The period from five million years ago through today saw the emergence of the fourth dimension of complexity, Culture, which occurred for one particular animal, the human animal. Bipedalism freed the hands and created more opportunities for behaviors like tool making, which in turn created selection pressures for increased neuro-cognitive capacities and more complicated social interactions. The evolution of human language is generally thought to have occurred between 500,000 and 50,000 years ago. This period is associated with substantial growth of the cortical structures, as well as changes in throat structures associated with language and is also associated with the emergence of our modern ancestors, Homo sapiens.
Between 50,000 and 30,000 years ago, there was an explosion of cultural artifacts, such as carved statues, artwork in caves, and burials with ornamentation. Modern humans began to appear in landscapes all over the world. And the pace of change only accelerated. Agriculture appeared approximately 12,000 years ago, setting the stage for large-scale civilizations. Large-scale systems of belief emerged that coordinated the behaviors of huge populations of people. In more recent times, these justification systems have branched into different domains such as religion, law, mathematics, and philosophy.
Several hundred years ago a new method for constructing justification systems emerged, called science. Built on the value of objective evidence, the scientific method allowed humans to develop increasingly accurate models of complexity and change, and this has given birth to new, previously unimaginable technologies and allowed humans more self-knowledge and more freedom to determine their destiny than any other creature on Earth.

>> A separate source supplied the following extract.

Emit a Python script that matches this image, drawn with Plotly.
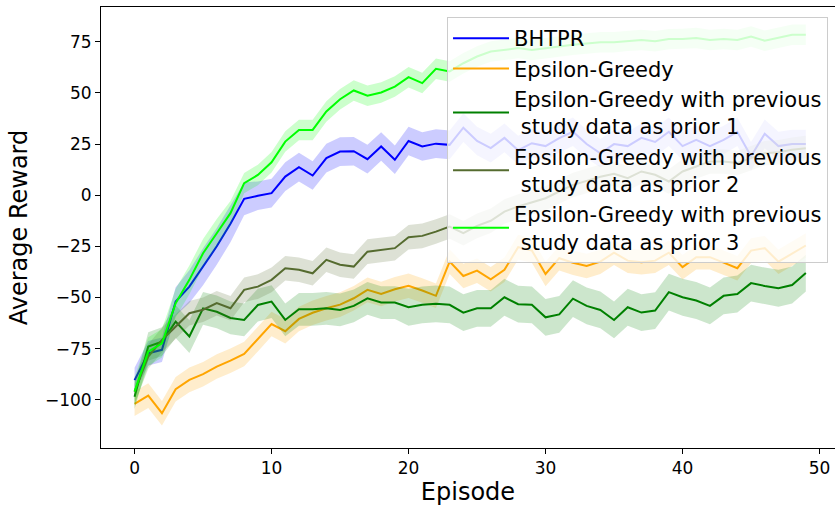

And yet there remains much uncertainty. With technology has come an unprecedented capacity to destroy the planet. Resources are being used up, populations are exploding, and planetary wide changes are occurring in ecologies around the world. And although technology continues to evolve at an astounding pace, it is not clear that humanity’s wisdom has likewise increased. Instead, the divisions between nations, religions, ideologies, and ethnicities seem as rigid and fragmented as ever, and it is not hard to envision how serious disruptions in available resources might lead to wide-scale devastation, perhaps even the elimination of the human species.
From this perspective, a global view of humanity is possible that lends itself to the generation of the next phase of complexity.